Featuring two material bays for maximum uninterrupted production, the Stratasys Fortus 400mc 3D Production System produces accurate, durable, repeatable 3D parts with superior throughput. It is available in two configurations: the basic system which builds parts as large as 355mm x 254mm x 254mm, and an optionally upgraded system which builds parts as large as 406mm x 355mm x 406 mm. With four layer thicknesses to choose from, users can fine-tune their desired balance between FDM's finest possible feature detail and the fastest build.
The Stratasys Dimension Elite 3D Printer features the finest resolution of any Stratasys Design Series Performance 3D Printers and produces nine colours of real ABSplus thermoplastic. When the finest dimension resolution of 0.178 mm is not required, the Dimension Elite allows users to accelerate printing with a layer thickness of 0.33 mm.
According to Jeff DeGrange, the impact of AM in the defence sector is only just beginning to be felt. He believes, in fact, that it will fundamentally alter the way in which products are made completely. He says: "I think in the defence industry that you're not going to see tens of thousands of military products being produced anymore. I think you're going to see maybe a thousand of the objects being produced and then maybe a faster evolution of those original products."

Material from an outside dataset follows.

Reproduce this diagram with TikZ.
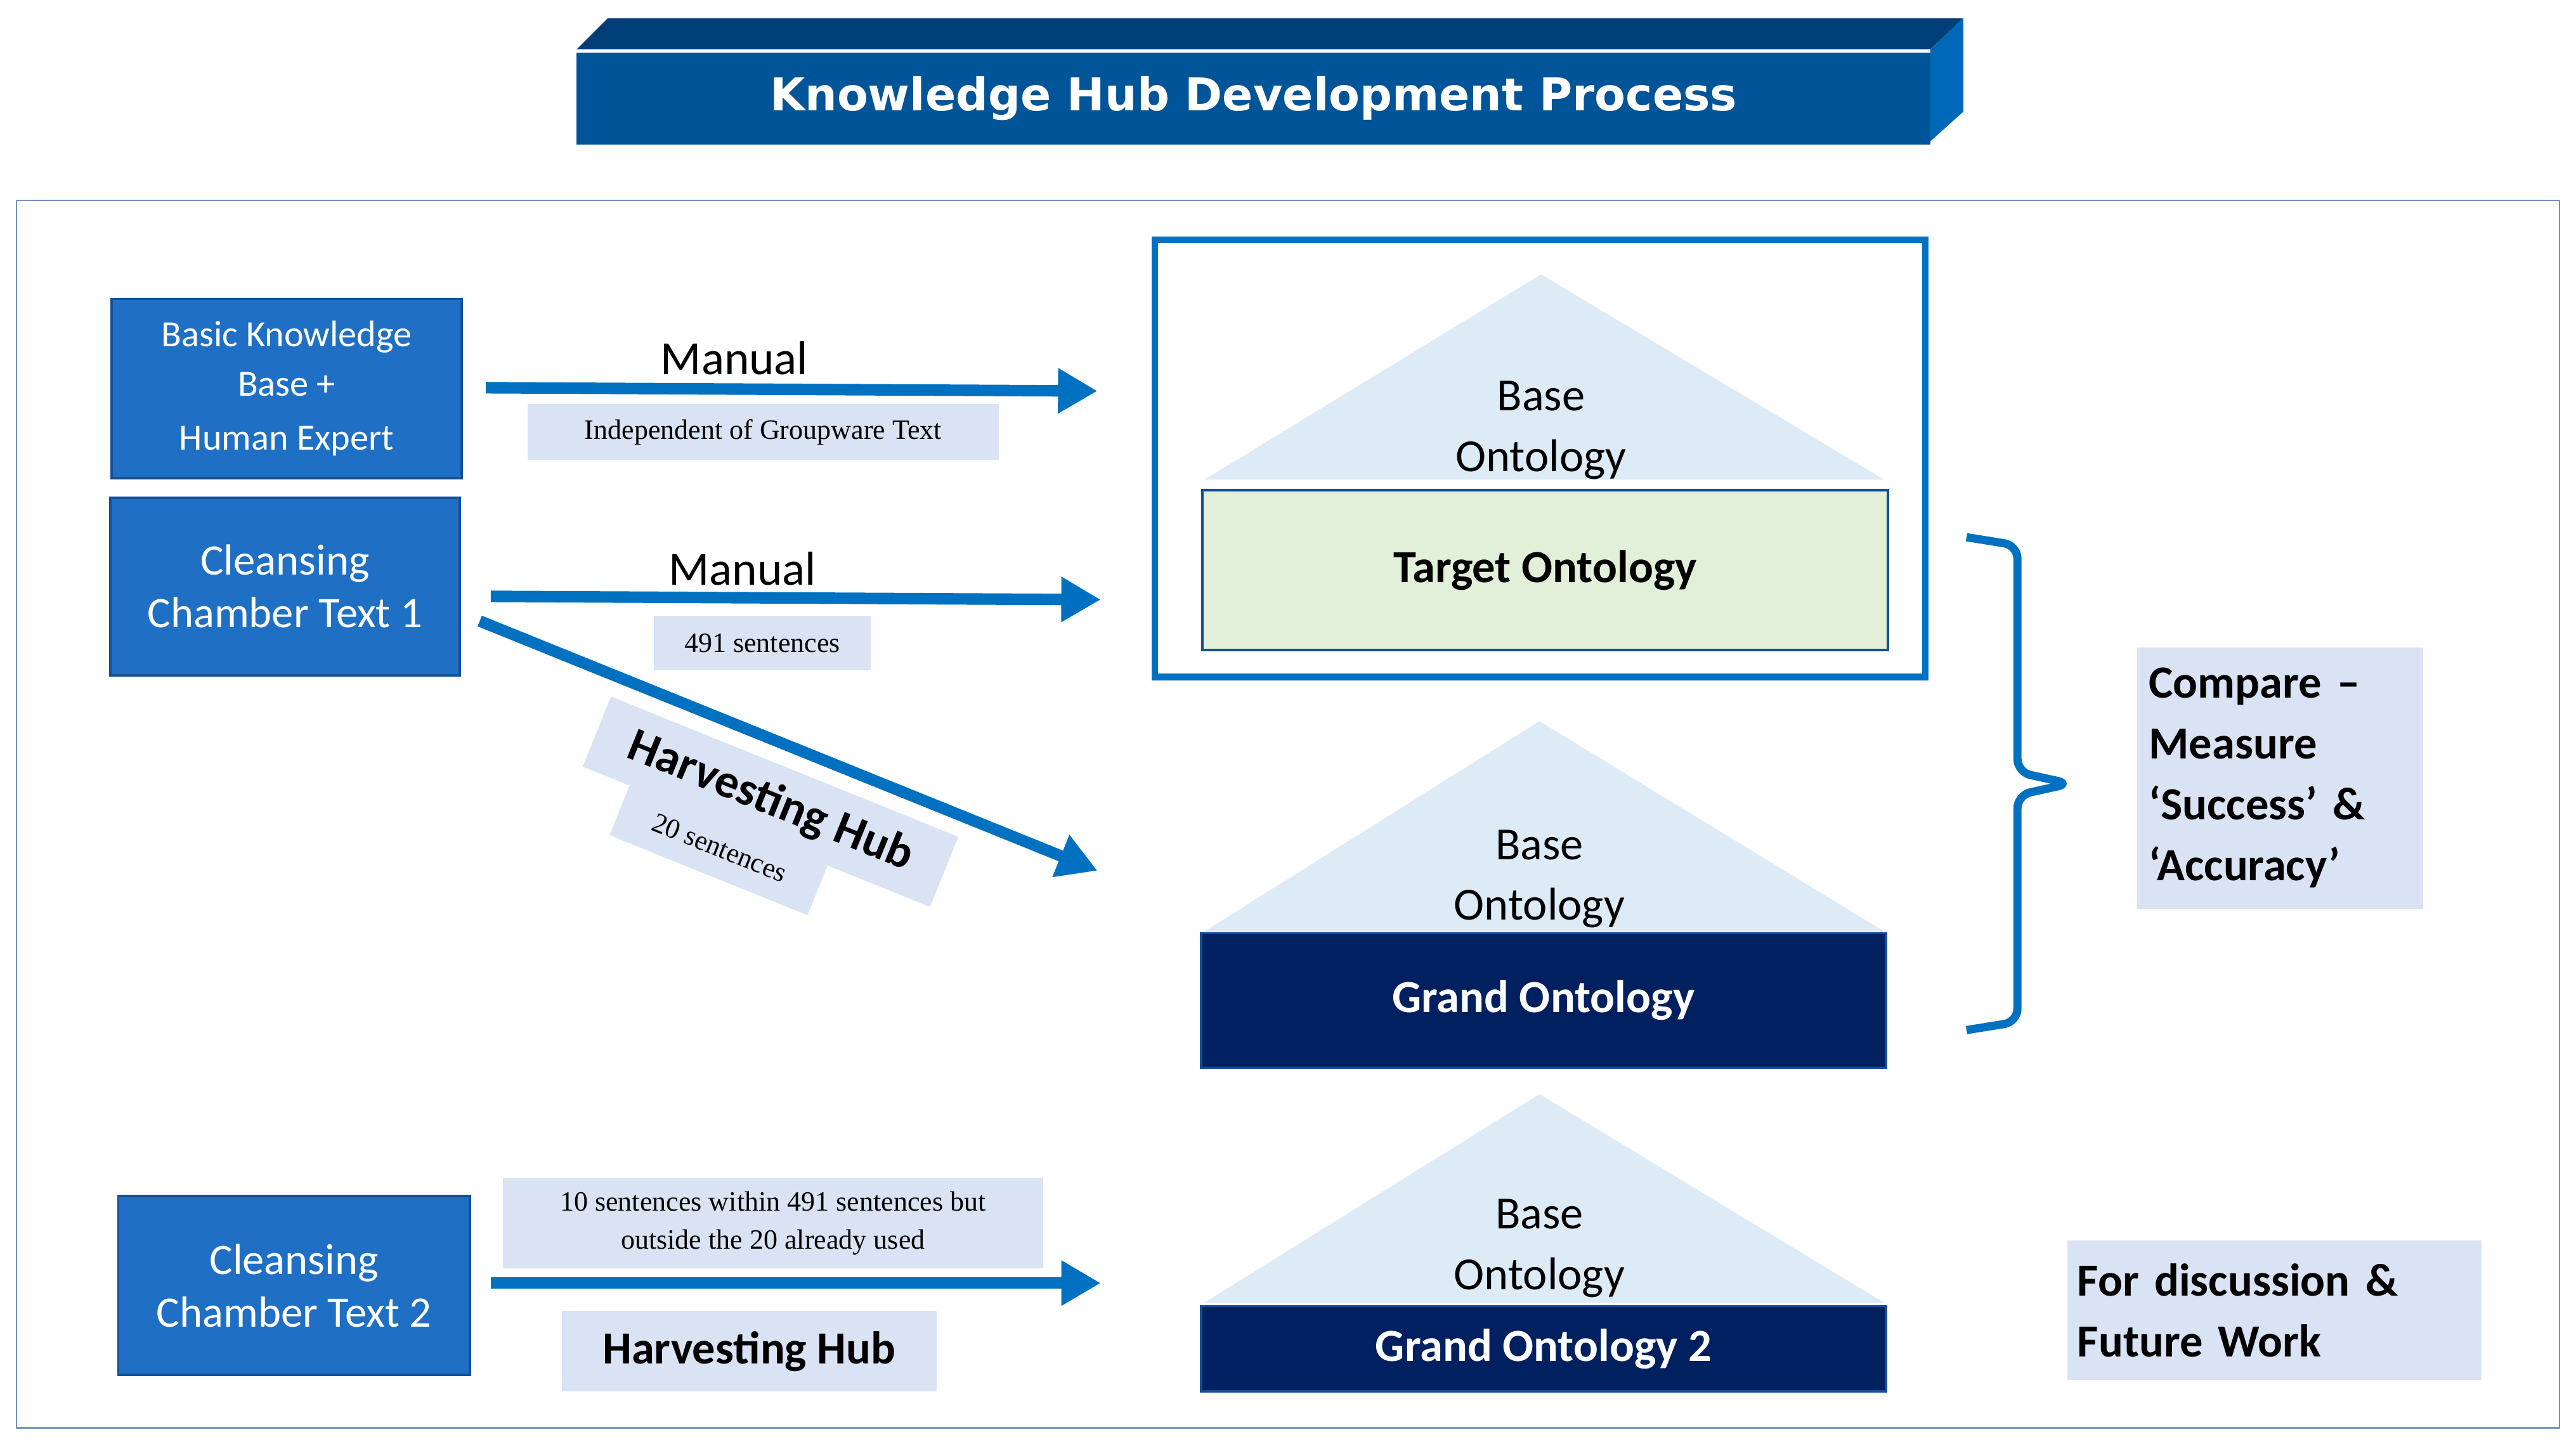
\documentclass[tikz,border=0pt]{standalone}
\usepackage{fontspec}
\setmainfont{Carlito}
\newfontfamily\serif{Liberation Serif}
\newfontfamily\titlef{DejaVu Sans}
\usetikzlibrary{arrows.meta}
\definecolor{boxblue}{RGB}{31,112,196}
\definecolor{boxedge}{RGB}{20,80,150}
\definecolor{arr}{RGB}{0,112,192}
\definecolor{lab}{RGB}{218,227,243}
\definecolor{tri}{RGB}{221,235,247}
\definecolor{tgt}{RGB}{226,240,217}
\definecolor{navy}{RGB}{0,32,96}
\definecolor{tfront}{RGB}{0,84,152}
\definecolor{ttop}{RGB}{0,62,120}
\definecolor{tside}{RGB}{0,104,184}
\begin{document}
\begin{tikzpicture}[x=1pt,y=-1pt,
  src/.style={draw=boxedge,line width=1.5pt,fill=boxblue,text=white,align=center,inner sep=0pt},
  lbl/.style={fill=lab,align=center,inner sep=0pt},
  big/.style={line width=7pt,draw=arr,-{Triangle[length=24pt,width=26pt]}},
  tri/.style={fill=tri,draw=none},
  ont/.style={draw=boxedge,line width=1.5pt,inner sep=0pt,font=\fontsize{28}{32}\selectfont\bfseries}]
\useasboundingbox (0,0) rectangle (1568,878.6);
% title banner
\fill[ttop] (351,30) -- (370,11) -- (1195,11) -- (1175,30) -- cycle;
\fill[tside] (1175,30) -- (1195,11) -- (1195,68) -- (1175,86) -- cycle;
\node[fill=tfront,minimum width=824pt,minimum height=56pt,inner sep=0pt,text=white,font=\titlef\fontsize{27.5}{30}\selectfont\bfseries] (title) at (763,60) {Knowledge Hub Development Process};
% frame
\draw[draw=boxedge!60,line width=1pt] (10,122) rectangle (1558,869);
% sources
\node[src,minimum width=213pt,minimum height=109pt,font=\fontsize{22.5}{30}\selectfont] (bk) at (174.5,236.5) {Basic Knowledge\\Base +\\[3pt]Human Expert};
\node[src,minimum width=213pt,minimum height=108pt,font=\fontsize{26.5}{32}\selectfont] (c1) at (173.5,357) {Cleansing\\Chamber Text 1};
\node[src,minimum width=214pt,minimum height=109pt,font=\fontsize{26.5}{32}\selectfont] (c2) at (179,782.5) {Cleansing\\Chamber Text 2};
% targets
\draw[arr,line width=4pt] (703,146) rectangle (1172,412);
\fill[tri] (938,167) -- (1147,292) -- (733,292) -- cycle;
\node[align=center,font=\fontsize{28}{37}\selectfont] (b1) at (938,262) {Base\\Ontology};
\node[ont,fill=tgt,minimum width=417pt,minimum height=97pt] (to) at (940.5,347) {Target Ontology};
\fill[tri] (937,439) -- (1147,567) -- (733,567) -- cycle;
\node[align=center,font=\fontsize{28}{37}\selectfont] (b2) at (937,535) {Base\\Ontology};
\node[ont,fill=navy,text=white,minimum width=417pt,minimum height=82pt] (go) at (939.5,609) {Grand Ontology};
\fill[tri] (937,666) -- (1147,793) -- (733,793) -- cycle;
\node[align=center,font=\fontsize{28}{37}\selectfont] (b3) at (937,760) {Base\\Ontology};
\node[ont,fill=navy,text=white,minimum width=417pt,minimum height=52pt] (go2) at (939.5,821) {Grand Ontology 2};
% arrow endpoints
\coordinate (e1) at (668,238);
\coordinate (e2) at (670,365);
\coordinate (e3) at (668,530);
\coordinate (e4) at (670,781);
\draw[big] (bk.east |- 0,236) ++(14,0) -- (e1);
\draw[big] (c1.east |- 0,363) ++(18,0) -- (e2);
\draw[big] (c2.east |- 0,781) ++(12,0) -- (e4);
% labels
\node[font=\fontsize{29}{30}\selectfont] (m1) at (447,218) {Manual};
\node[lbl,minimum width=287pt,minimum height=34pt,font=\serif\fontsize{17}{19}\selectfont] (l1) at (464.5,263) {Independent of Groupware Text};
\node[font=\fontsize{29}{30}\selectfont] (m2) at (452,346) {Manual};
\node[lbl,minimum width=132pt,minimum height=33pt,font=\serif\fontsize{17}{19}\selectfont] (l2) at (464,391.5) {491 sentences};
\node[lbl,rotate=-22,minimum width=130pt,minimum height=36pt,font=\serif\fontsize{17}{19}\selectfont] (l3b) at (438,516) {20 sentences};
\node[lbl,rotate=-22,minimum width=228pt,minimum height=46pt,font=\fontsize{29}{30}\selectfont\bfseries] (l3) at (469,488) {Harvesting Hub};
\draw[big] (292,378) -- (e3);
\node[lbl,minimum width=329pt,minimum height=55pt,font=\serif\fontsize{17}{23}\selectfont] (l4) at (470.5,744.5) {10 sentences within 491 sentences but\\outside the 20 already used};
\node[lbl,minimum width=228pt,minimum height=49pt,font=\fontsize{28}{30}\selectfont\bfseries] (l5) at (456,822.5) {Harvesting Hub};
% brace
\draw[arr,line width=5pt,rounded corners=8pt] (1197,327) -- (1228,332) -- (1228,470) -- (1260,477) -- (1228,484) -- (1228,622) -- (1197,627);
\node[lbl,minimum width=174pt,minimum height=159pt,text width=160pt,inner xsep=7pt,align=left,font=\fontsize{28}{37}\selectfont\bfseries] (cmp) at (1388,473.5) {Compare --\\Measure\\‘Success’ \&\\‘Accuracy’};
\node[lbl,minimum width=251pt,minimum height=85pt,text width=240pt,inner xsep=6pt,align=left,font=\fontsize{28}{37}\selectfont\bfseries] (fd) at (1384.5,797.5) {For discussion \&\\Future Work};
\end{tikzpicture}
\end{document}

He continues: "The enemies are finding a way to counter defence innovations, so that evolution has to be matched and bettered. So, for instance, if you're using small UAVs in the Middle East and you're using a lot of those and they're being shot down, you may need a redesign to allow you to fly at a greater altitude or a greater airspeed. So you're going from model one to models two and three very quickly. Alternatively, what if you need to have a base system that you can reconfigure to do multiple missions – ie putting on different wings to allow you to have extended ranges or to carry a greater payload? So the idea is to be able to do that easily. AM can achieve that."